Cats and Dogs, Coke and Pepsi

August 4, 2011

I know I’ve said it before, but I love it when consumer brands go negative. First, it serves as an important signal to people who claim only political ads play in the mud and bemoan negative ads, that negative ads are all around us. Secondly, it’s usually an interesting to see the approach that consumer brands take as they go after each other — often to less effect than negative political ads.

Here are two ads for Pepsi going directly after Coke:

What I find interesting about the approach of these ads is that they aren’t taking on Coke on the “issues” or the “facts.” There is no price comparison or taste comparison here, these ads are making a purely emotional appeal.  “Summer time is pepsi time.”

I just started reading a promising book, “Storytelling: Branding in Practice,” and the author makes the following point, which puts the Pepsi approach into an eye opening context:

“The brand story gradually becomes synonymous with how we define ourselves as individuals and the products become the symbols that we use to tell the story our ourselves.” 

These pepsi ads are trying to tell a story about the brand that is Pepsi.

Pepsi = fun, partying, summer, hip. If you identify with those qualities or want to identify with those qualities, then you ought to be drinking Pepsi, just like Santa and our friend the polar bear.
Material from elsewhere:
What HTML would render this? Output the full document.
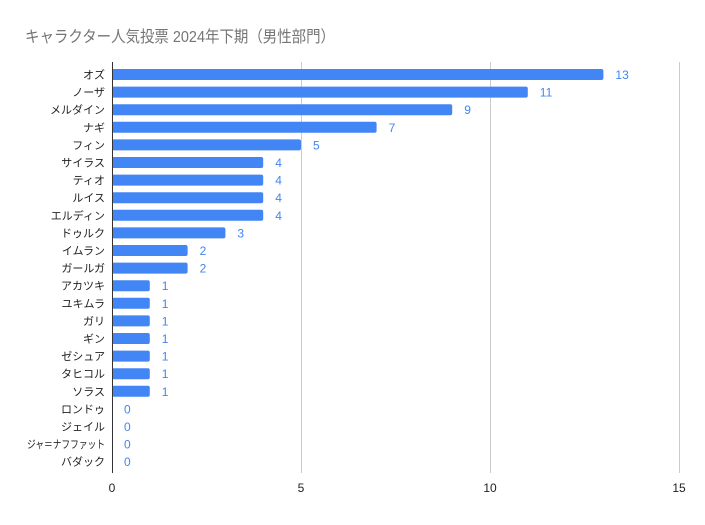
<!DOCTYPE html>
<html><head><meta charset="utf-8"><style>body{margin:0;background:#fff}</style></head><body>
<svg width="705" height="520" xmlns="http://www.w3.org/2000/svg" font-family="'Liberation Sans','Noto Sans CJK JP',sans-serif">
<rect width="705" height="520" fill="#fff"/>
<text x="25" y="42" font-size="16" fill="#757575" textLength="310" lengthAdjust="spacingAndGlyphs">キャラクター人気投票 2024年下期（男性部門）</text>
<g stroke="#cccccc" stroke-width="1">
<line x1="301.5" y1="62" x2="301.5" y2="473"/>
<line x1="490.5" y1="62" x2="490.5" y2="473"/>
<line x1="679.5" y1="62" x2="679.5" y2="473"/>
</g>
<g font-size="12" fill="#222" text-anchor="middle">
<text x="112" y="492">0</text><text x="301" y="492">5</text><text x="490" y="492">10</text><text x="679" y="492">15</text>
</g>
<g fill="#4285f4">
<rect x="112" y="69" width="491.4" height="11" rx="2"/>
<rect x="112" y="86.6" width="415.8" height="11" rx="2"/>
<rect x="112" y="104.2" width="340.2" height="11" rx="2"/>
<rect x="112" y="121.8" width="264.6" height="11" rx="2"/>
<rect x="112" y="139.4" width="189" height="11" rx="2"/>
<rect x="112" y="157" width="151.2" height="11" rx="2"/>
<rect x="112" y="174.6" width="151.2" height="11" rx="2"/>
<rect x="112" y="192.2" width="151.2" height="11" rx="2"/>
<rect x="112" y="209.8" width="151.2" height="11" rx="2"/>
<rect x="112" y="227.4" width="113.4" height="11" rx="2"/>
<rect x="112" y="245" width="75.6" height="11" rx="2"/>
<rect x="112" y="262.6" width="75.6" height="11" rx="2"/>
<rect x="112" y="280.2" width="37.8" height="11" rx="2"/>
<rect x="112" y="297.8" width="37.8" height="11" rx="2"/>
<rect x="112" y="315.4" width="37.8" height="11" rx="2"/>
<rect x="112" y="333" width="37.8" height="11" rx="2"/>
<rect x="112" y="350.6" width="37.8" height="11" rx="2"/>
<rect x="112" y="368.2" width="37.8" height="11" rx="2"/>
<rect x="112" y="385.8" width="37.8" height="11" rx="2"/>
</g>
<g font-size="11" fill="#222" text-anchor="end">
<text x="105" y="78.5">オズ</text>
<text x="105" y="96.1">ノーザ</text>
<text x="105" y="113.7">メルダイン</text>
<text x="105" y="131.3">ナギ</text>
<text x="105" y="148.9">フィン</text>
<text x="105" y="166.5">サイラス</text>
<text x="105" y="184.1">ティオ</text>
<text x="105" y="201.7">ルイス</text>
<text x="105" y="219.3">エルディン</text>
<text x="105" y="236.9">ドゥルク</text>
<text x="105" y="254.5">イムラン</text>
<text x="105" y="272.1">ガールガ</text>
<text x="105" y="289.7">アカツキ</text>
<text x="105" y="307.3">ユキムラ</text>
<text x="105" y="324.9">ガリ</text>
<text x="105" y="342.5">ギン</text>
<text x="105" y="360.1">ゼシュア</text>
<text x="105" y="377.7">タヒコル</text>
<text x="105" y="395.3">ソラス</text>
<text x="105" y="412.9">ロンドゥ</text>
<text x="105" y="430.5">ジェイル</text>
<text x="105" y="448.1" textLength="78" lengthAdjust="spacingAndGlyphs">ジャ＝ナフファット</text>
<text x="105" y="465.7">バダック</text>
</g>
<g font-size="12" fill="#4285f4">
<text x="615.4" y="79">13</text>
<text x="539.8" y="96.6">11</text>
<text x="464.2" y="114.2">9</text>
<text x="388.6" y="131.8">7</text>
<text x="313" y="149.4">5</text>
<text x="275.2" y="167">4</text>
<text x="275.2" y="184.6">4</text>
<text x="275.2" y="202.2">4</text>
<text x="275.2" y="219.8">4</text>
<text x="237.4" y="237.4">3</text>
<text x="199.6" y="255">2</text>
<text x="199.6" y="272.6">2</text>
<text x="161.8" y="290.2">1</text>
<text x="161.8" y="307.8">1</text>
<text x="161.8" y="325.4">1</text>
<text x="161.8" y="343">1</text>
<text x="161.8" y="360.6">1</text>
<text x="161.8" y="378.2">1</text>
<text x="161.8" y="395.8">1</text>
<text x="124" y="413.4">0</text>
<text x="124" y="431">0</text>
<text x="124" y="448.6">0</text>
<text x="124" y="466.2">0</text>
</g>
<line x1="112.5" y1="62" x2="112.5" y2="473" stroke="#333" stroke-width="1"/>
</svg>
</body></html>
Pepsi goes after Coke by directly trying to redefine their own symbols (Santa and the polar bear), by showing them crossing the line for Pepsi it makes it ok for “you” to cross that line too, it also suggests that coke is on the other side of the hip/fun/cool line.

What does Summer represent? A break from school or responsibilities, a time to let lose, have an adventure, to live life. If you want to embody those qualities drink Pepsi,  or maybe more poignantly if you think you’re a fun, hip, cool person and want others to see you that way, you better be drinking Pepsi.

While I appreciate the jab at Coke in this way, and I’m sure it has created a lot of buzz, I’m not sure if it’s an effective attack. Much like the McCain “Celebrity Ad” reinforced Obama’s message as it sought to undermine it, and was ultimately ineffective for that reason, these ads seek to subvert the strength of it’s opponent, but I think it actually reinforces it. Sure Santa and the Polar Bear switch to Pepsi, but we all know they belong to Coke, and frankly the execution of the ads, doesn’t really make me (though maybe the younger viewers it was intended to reach have a different reaction) believe the switch. It feels all too forced and contrived.